Surface code implementation of block code state distillation
Austin G. Fowler, Simon J. Devitt, Cody Jones

TL;DR
This paper presents a surface code implementation of block code state distillation, comparing its efficiency to traditional methods and finding limited overhead reduction in practical scenarios.
Contribution
It provides an explicit surface code implementation of block code state distillation and evaluates its overhead relative to existing techniques.
Findings
Block code distillation can produce multiple improved states from fewer inputs.
Overhead reduction is typically less than a factor of three in practical cases.

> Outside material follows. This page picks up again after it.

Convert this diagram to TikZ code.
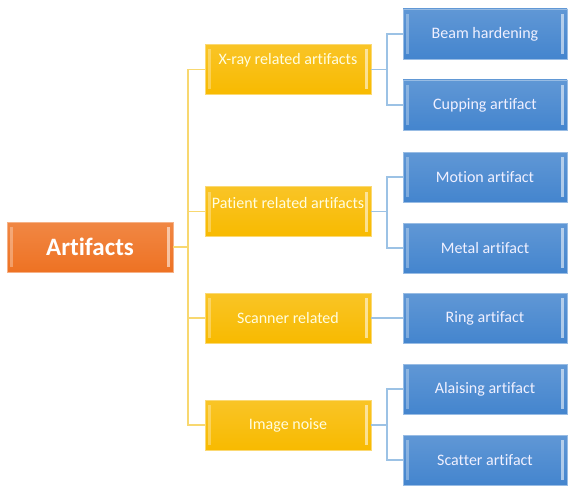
\documentclass[tikz,border=0pt]{standalone}
\usepackage{fontspec}
\setmainfont[Ligatures=NoCommon]{Carlito}
\definecolor{artorange}{HTML}{EE7223}
\definecolor{artyellow}{HTML}{F8BA00}
\definecolor{artblue}{HTML}{4485CE}
\definecolor{trunkline}{HTML}{F8D870}
\definecolor{branchline}{HTML}{9CC2E5}
\begin{document}
\begin{tikzpicture}[x=1pt,y=-1pt,
  bevel/.style={path picture={
    \fill[white,opacity=.3] ([shift={(3pt,-5pt)}]path picture bounding box.north west)
      rectangle ([shift={(6pt,5pt)}]path picture bounding box.south west);
    \fill[white,opacity=.55] ([shift={(-6pt,-5pt)}]path picture bounding box.north east)
      rectangle ([shift={(-3pt,5pt)}]path picture bounding box.south east);}},
  box/.style={bevel,minimum height=50pt,inner sep=0pt,draw=#1!55!white,
    top color=#1!85!white,bottom color=#1},
  rootbox/.style={box=artorange,minimum width=166pt,text=white,
    font=\bfseries\fontsize{25}{30}\selectfont},
  midbox/.style={box=artyellow,minimum width=166pt,text=yellow!12!white,
    font=\fontsize{16}{19}\selectfont},
  leafbox/.style={box=artblue,minimum width=164pt,text=blue!6!white,
    font=\fontsize{16}{19}\selectfont},
  trunk/.style={draw=trunkline,line width=1.5pt},
  branch/.style={draw=branchline,line width=1.5pt}]
\useasboundingbox (0,0) rectangle (568,487);

% root
\node[rootbox] (root) at (90,247) {Artifacts};

% second level
\node[midbox] (xray) at (288,69.5) {\raisebox{9pt}[\height][\depth]{X-ray related artifacts}};
\node[midbox] (patient) at (288,211.5) {\raisebox{8pt}[\height][\depth]{Patient related artifacts}};
\node[midbox] (scanner) at (288,318) {Scanner related};
\node[midbox] (noise) at (288,425) {Image noise};

% leaves
\foreach \name/\y/\txt in {beam/34/Beam hardening, cupping/105/Cupping artifact,
    motion/177/Motion artifact, metal/248/Metal artifact, ring/318/Ring artifact,
    aliasing/389/Alaising artifact, scatter/460/Scatter artifact}
  \node[leafbox] (\name) at (485,\y) {\txt};

% connectors
\foreach \m in {xray,patient,scanner,noise}
  \draw[trunk] (root.east) -| ([xshift=-17pt]\m.west) -- (\m.west);
\foreach \m/\l in {xray/beam,xray/cupping,patient/motion,patient/metal,
    scanner/ring,noise/aliasing,noise/scatter}
  \draw[branch] (\m.east) -| ([xshift=-16pt]\l.west) -- (\l.west);
\end{tikzpicture}
\end{document}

Traditional methods may still be more efficient in many scenarios.
Abstract
State distillation is the process of taking a number of imperfect copies of a particular quantum state and producing fewer better copies. Until recently, the lowest overhead method of distilling states |A>=(|0>+e^{i\pi/4}|1>)/\sqrt{2} produced a single improved |A> state given 15 input copies. New block code state distillation methods can produce k improved |A> states given 3k+8 input copies, potentially significantly reducing the overhead associated with state distillation. We construct an explicit surface code implementation of block code state distillation and quantitatively compare the overhead of this approach to the old. We find that, using the best available techniques, for parameters of practical interest, block code state distillation does not always lead to lower overhead, and, when it does, the overhead reduction is typically less than a factor of three.